* **AIM**: Without the pictures, print the lines running from the beginning of the material to the line containing "Arial, Helvetica, sans-serif';", both ends included.

* **LISTED RECORDS**:
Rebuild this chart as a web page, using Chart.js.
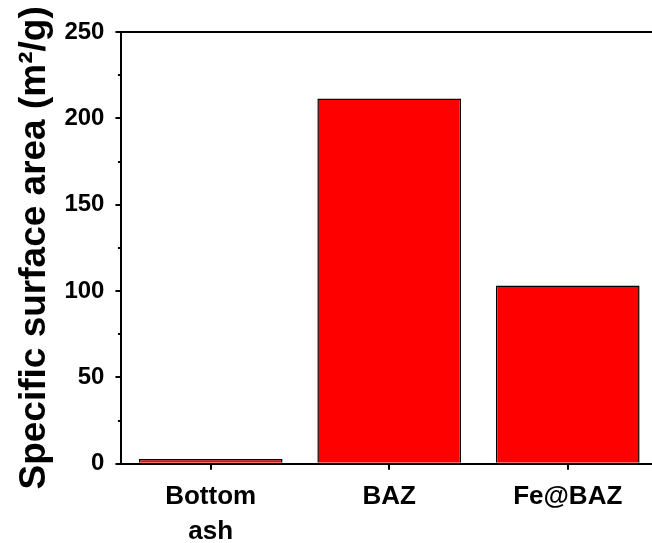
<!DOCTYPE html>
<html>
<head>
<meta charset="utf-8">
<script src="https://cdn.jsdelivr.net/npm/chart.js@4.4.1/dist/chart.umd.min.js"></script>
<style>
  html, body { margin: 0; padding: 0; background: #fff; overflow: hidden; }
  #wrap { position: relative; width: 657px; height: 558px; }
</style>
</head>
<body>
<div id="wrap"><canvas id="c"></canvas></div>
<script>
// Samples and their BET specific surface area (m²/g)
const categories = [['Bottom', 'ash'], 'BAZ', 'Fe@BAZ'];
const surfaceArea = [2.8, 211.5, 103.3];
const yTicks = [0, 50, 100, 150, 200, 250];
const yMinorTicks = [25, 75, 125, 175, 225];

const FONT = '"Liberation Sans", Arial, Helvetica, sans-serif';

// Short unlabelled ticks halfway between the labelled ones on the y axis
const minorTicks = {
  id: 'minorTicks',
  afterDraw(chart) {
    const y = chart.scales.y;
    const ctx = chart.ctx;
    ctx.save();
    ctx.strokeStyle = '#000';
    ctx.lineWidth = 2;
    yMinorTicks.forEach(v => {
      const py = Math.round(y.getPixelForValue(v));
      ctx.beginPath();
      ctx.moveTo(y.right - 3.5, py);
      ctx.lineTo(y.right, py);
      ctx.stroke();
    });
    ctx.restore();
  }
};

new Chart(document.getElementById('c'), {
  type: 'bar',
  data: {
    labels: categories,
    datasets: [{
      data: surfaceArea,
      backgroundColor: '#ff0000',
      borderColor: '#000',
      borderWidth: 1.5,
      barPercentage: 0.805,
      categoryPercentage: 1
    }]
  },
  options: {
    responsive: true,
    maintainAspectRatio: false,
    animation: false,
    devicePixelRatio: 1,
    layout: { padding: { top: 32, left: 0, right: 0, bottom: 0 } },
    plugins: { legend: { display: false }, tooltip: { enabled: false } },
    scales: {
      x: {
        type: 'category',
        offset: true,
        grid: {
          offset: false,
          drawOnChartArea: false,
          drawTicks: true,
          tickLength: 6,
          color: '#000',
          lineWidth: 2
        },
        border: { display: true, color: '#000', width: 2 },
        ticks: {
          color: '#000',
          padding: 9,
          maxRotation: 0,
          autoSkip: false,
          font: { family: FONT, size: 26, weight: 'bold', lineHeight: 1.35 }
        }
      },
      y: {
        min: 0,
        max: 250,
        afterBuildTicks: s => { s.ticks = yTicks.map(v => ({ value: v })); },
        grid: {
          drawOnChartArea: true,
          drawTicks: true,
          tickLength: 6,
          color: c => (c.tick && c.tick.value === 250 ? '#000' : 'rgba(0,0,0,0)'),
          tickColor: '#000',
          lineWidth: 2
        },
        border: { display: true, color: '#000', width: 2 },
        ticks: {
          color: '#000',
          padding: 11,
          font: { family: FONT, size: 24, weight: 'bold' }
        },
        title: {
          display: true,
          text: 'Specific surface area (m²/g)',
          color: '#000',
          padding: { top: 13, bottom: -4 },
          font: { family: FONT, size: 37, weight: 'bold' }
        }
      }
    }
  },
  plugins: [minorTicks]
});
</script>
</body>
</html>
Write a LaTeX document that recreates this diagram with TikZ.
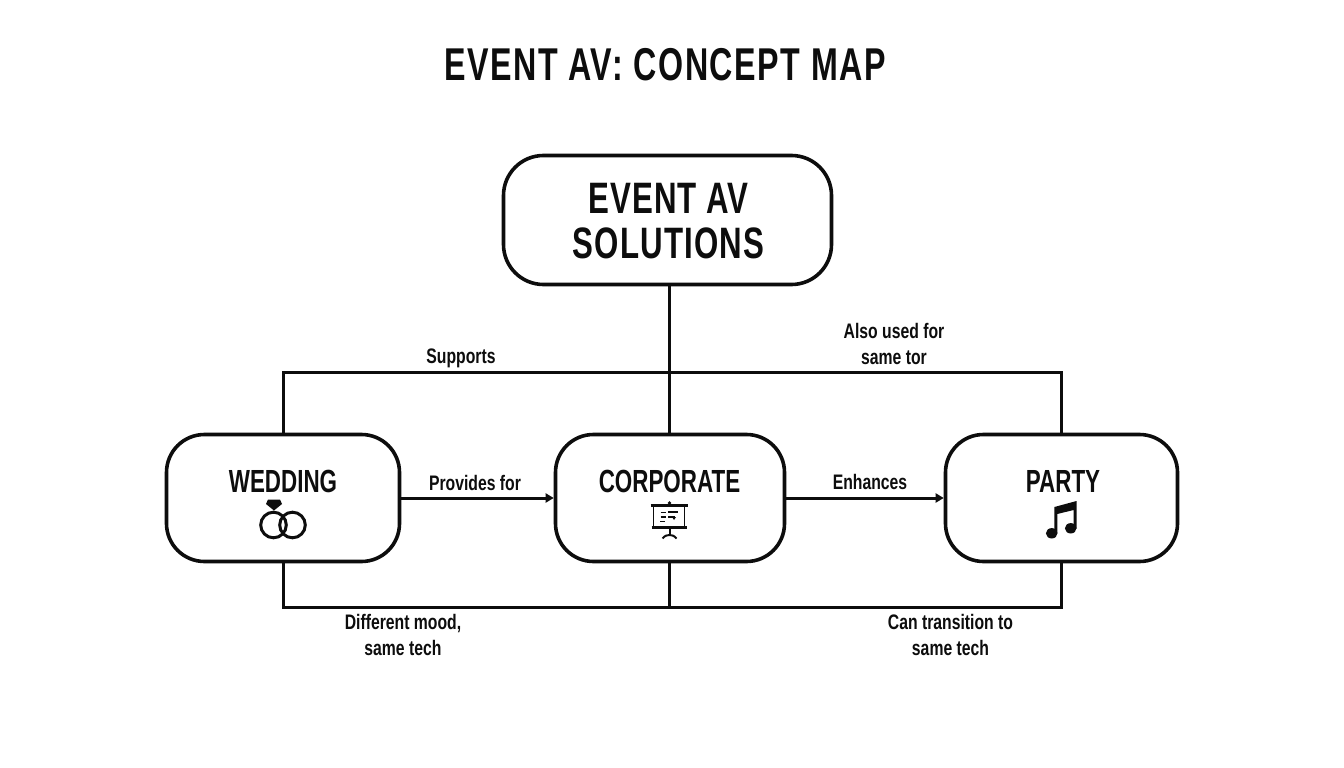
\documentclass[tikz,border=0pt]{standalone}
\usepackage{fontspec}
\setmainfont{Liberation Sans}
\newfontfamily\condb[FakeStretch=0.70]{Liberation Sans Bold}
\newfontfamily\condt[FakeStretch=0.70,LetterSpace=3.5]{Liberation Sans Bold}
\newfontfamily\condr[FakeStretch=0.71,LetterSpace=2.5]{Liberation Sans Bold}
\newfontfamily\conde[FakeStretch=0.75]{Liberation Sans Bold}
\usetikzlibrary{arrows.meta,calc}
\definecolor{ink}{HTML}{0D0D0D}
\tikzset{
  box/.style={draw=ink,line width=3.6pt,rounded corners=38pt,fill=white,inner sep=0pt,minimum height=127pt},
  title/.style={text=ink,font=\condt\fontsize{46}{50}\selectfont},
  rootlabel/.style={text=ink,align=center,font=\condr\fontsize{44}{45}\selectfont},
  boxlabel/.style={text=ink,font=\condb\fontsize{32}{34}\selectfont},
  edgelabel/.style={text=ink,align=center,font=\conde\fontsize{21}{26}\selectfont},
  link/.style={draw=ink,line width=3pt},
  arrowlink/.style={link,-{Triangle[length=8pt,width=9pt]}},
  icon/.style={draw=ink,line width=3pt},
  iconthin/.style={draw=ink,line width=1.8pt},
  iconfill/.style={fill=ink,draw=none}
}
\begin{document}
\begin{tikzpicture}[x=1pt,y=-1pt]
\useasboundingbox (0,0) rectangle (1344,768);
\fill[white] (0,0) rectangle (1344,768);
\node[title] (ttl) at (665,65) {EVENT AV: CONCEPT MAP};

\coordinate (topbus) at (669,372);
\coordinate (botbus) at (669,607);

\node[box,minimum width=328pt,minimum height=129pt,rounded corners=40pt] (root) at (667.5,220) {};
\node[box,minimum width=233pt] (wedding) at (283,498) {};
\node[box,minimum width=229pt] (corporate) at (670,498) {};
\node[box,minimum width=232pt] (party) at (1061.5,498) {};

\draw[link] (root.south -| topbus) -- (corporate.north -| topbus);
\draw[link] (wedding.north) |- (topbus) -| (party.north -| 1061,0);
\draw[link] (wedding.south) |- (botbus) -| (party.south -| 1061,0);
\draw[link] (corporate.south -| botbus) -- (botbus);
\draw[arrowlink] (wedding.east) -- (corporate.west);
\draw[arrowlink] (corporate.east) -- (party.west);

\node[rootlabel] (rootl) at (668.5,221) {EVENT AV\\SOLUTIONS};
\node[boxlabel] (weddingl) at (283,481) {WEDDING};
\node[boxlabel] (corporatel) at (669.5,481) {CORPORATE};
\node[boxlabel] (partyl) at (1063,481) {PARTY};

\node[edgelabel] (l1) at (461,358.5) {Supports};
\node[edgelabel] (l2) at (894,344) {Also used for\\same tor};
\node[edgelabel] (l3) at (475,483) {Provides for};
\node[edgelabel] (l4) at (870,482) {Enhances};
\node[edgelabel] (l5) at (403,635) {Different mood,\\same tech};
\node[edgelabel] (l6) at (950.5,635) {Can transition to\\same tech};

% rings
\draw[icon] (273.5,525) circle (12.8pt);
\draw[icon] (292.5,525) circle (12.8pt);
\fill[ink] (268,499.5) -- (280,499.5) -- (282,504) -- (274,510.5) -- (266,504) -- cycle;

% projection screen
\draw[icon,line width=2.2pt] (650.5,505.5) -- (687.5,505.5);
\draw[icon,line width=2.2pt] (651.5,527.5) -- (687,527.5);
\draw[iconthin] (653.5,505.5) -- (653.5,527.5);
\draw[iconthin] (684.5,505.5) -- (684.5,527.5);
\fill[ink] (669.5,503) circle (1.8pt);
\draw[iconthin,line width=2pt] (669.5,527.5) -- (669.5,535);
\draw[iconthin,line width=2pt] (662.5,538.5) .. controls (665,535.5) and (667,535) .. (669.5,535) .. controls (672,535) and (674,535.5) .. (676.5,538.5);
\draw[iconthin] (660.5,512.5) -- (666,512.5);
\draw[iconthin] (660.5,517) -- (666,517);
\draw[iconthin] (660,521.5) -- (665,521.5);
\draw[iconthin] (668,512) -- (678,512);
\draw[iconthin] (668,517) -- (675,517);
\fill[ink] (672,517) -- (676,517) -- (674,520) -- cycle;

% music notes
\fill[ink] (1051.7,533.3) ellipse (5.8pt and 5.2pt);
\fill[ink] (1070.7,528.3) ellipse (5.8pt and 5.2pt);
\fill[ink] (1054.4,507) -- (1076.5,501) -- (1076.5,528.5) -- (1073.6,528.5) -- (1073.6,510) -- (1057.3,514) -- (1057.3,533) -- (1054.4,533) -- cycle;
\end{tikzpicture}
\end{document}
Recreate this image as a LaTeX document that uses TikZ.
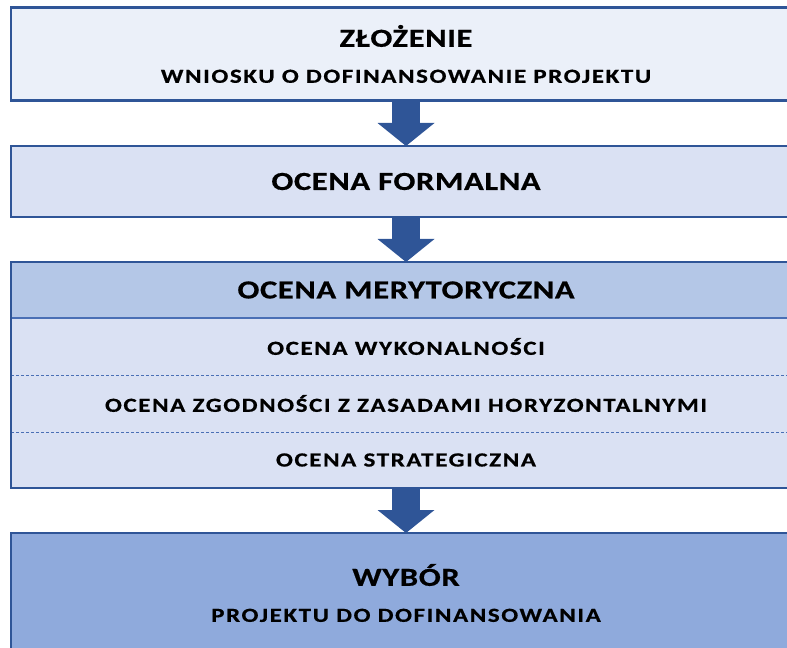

* **RESPONSE TO THE TASK**:
Rebuild this chart as a web page, using Chart.js.
<!DOCTYPE html>
<html>
<head>
<meta charset="utf-8">
<script src="https://cdn.jsdelivr.net/npm/chart.js@4.4.1/dist/chart.umd.min.js"></script>
<style>
  html, body { margin: 0; padding: 0; background: #fff; overflow: hidden; }
  #wrap { position: relative; width: 657px; height: 558px; }
</style>
</head>
<body>
<div id="wrap"><canvas id="c"></canvas></div>
<script>
// Samples and their BET specific surface area (m²/g)
const categories = [['Bottom', 'ash'], 'BAZ', 'Fe@BAZ'];
const surfaceArea = [2.8, 211.5, 103.3];
const yTicks = [0, 50, 100, 150, 200, 250];
const yMinorTicks = [25, 75, 125, 175, 225];

const FONT = '"Liberation Sans", Arial, Helvetica, sans-serif';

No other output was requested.